SUPPLIED DATA:
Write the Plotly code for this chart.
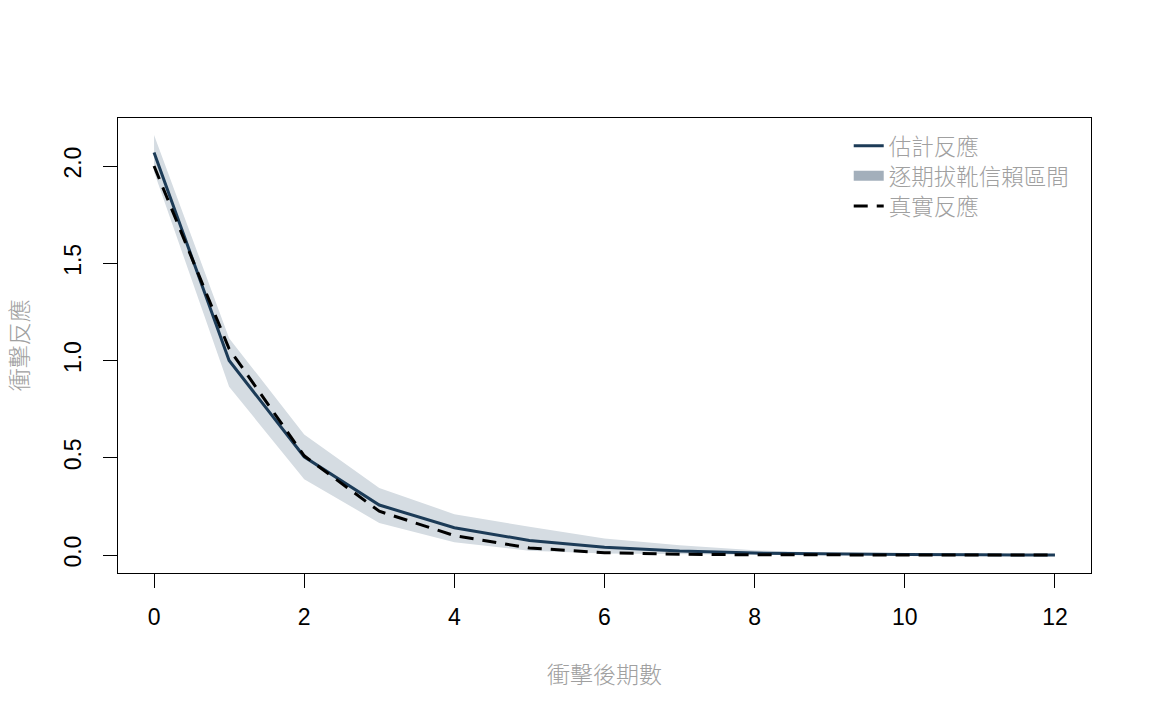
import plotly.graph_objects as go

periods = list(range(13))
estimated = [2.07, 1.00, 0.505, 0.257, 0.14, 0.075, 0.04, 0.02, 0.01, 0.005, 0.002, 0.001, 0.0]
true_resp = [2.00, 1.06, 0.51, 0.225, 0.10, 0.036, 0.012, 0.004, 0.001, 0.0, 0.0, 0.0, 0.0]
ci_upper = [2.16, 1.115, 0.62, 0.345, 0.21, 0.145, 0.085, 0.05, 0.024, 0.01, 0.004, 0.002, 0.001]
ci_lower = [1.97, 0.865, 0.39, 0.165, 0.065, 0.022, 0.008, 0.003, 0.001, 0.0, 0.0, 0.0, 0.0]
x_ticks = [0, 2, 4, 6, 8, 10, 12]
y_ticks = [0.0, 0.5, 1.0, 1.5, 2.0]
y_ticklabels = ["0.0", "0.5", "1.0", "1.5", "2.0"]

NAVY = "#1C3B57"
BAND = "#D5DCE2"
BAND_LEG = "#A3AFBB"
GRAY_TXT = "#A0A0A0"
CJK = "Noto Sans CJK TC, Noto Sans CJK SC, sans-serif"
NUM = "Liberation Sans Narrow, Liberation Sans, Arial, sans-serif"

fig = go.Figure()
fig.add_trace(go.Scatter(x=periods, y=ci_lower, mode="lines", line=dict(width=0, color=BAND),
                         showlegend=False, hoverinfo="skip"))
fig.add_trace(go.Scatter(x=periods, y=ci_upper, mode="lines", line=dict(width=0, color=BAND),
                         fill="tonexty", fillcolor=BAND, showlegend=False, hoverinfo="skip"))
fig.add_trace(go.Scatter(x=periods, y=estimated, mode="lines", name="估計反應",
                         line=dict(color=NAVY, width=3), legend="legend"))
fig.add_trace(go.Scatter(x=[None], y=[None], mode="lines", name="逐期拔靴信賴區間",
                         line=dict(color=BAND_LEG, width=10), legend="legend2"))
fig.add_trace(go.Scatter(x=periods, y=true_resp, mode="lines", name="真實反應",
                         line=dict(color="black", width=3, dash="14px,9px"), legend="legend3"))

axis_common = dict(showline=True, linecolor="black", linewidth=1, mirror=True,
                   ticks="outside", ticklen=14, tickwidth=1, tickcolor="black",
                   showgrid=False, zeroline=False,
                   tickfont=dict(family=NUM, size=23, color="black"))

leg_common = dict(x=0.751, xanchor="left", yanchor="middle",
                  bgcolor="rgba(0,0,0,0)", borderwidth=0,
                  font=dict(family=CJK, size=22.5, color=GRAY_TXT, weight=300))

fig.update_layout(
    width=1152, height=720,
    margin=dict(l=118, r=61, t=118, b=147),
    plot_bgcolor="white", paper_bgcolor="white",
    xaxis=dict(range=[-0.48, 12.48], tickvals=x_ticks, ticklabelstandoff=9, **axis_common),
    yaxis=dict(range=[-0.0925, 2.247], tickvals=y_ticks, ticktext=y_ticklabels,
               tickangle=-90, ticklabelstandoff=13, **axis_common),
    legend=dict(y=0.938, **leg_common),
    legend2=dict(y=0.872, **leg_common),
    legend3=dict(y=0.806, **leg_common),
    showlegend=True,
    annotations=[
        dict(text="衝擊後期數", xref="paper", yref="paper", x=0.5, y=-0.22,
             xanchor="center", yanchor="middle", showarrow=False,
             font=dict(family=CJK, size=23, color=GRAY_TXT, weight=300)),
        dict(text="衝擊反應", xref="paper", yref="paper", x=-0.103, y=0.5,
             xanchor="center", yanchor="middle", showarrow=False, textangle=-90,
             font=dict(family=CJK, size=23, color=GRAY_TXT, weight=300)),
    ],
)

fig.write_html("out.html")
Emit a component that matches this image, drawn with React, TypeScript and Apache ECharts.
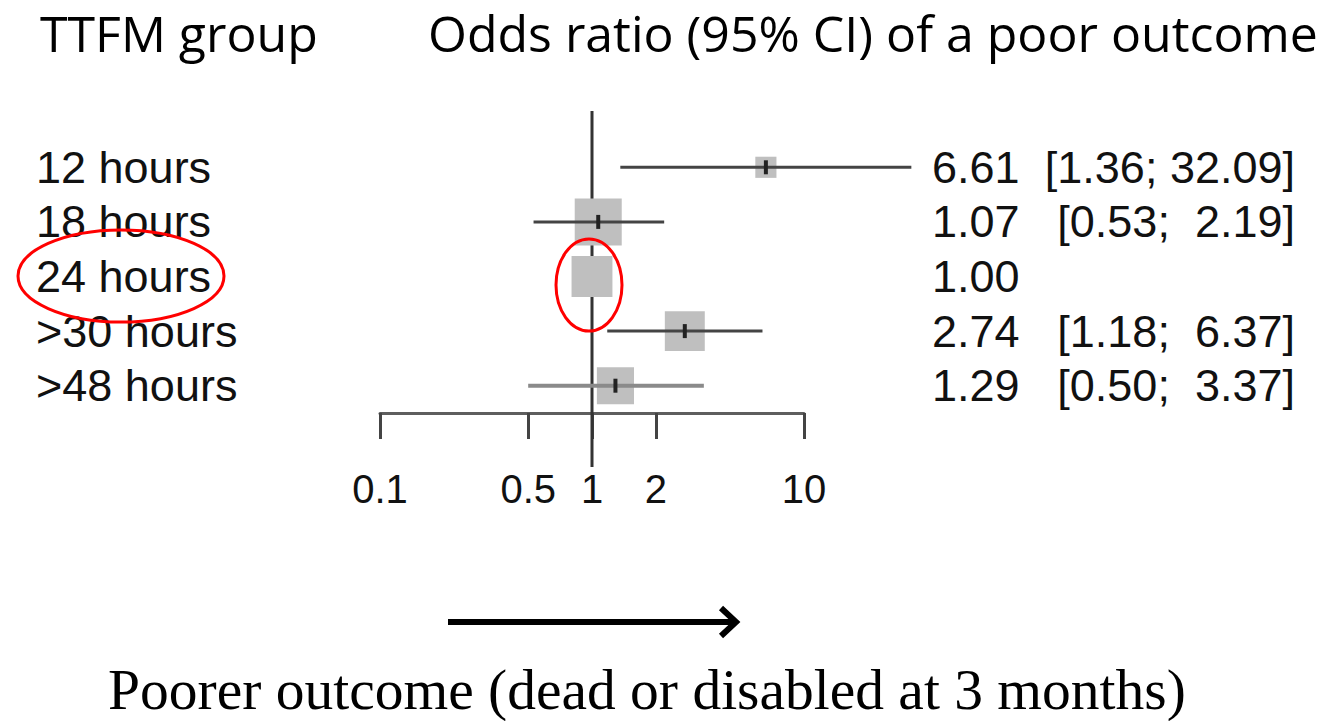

EXERCISE: Begin with the first line of the records and repeat every line up to the one with "import plotly.graph_objects as go", counting that line too. Pictures are not part of the copy.

RESULT:
Write the Plotly code for this chart.
import plotly.graph_objects as go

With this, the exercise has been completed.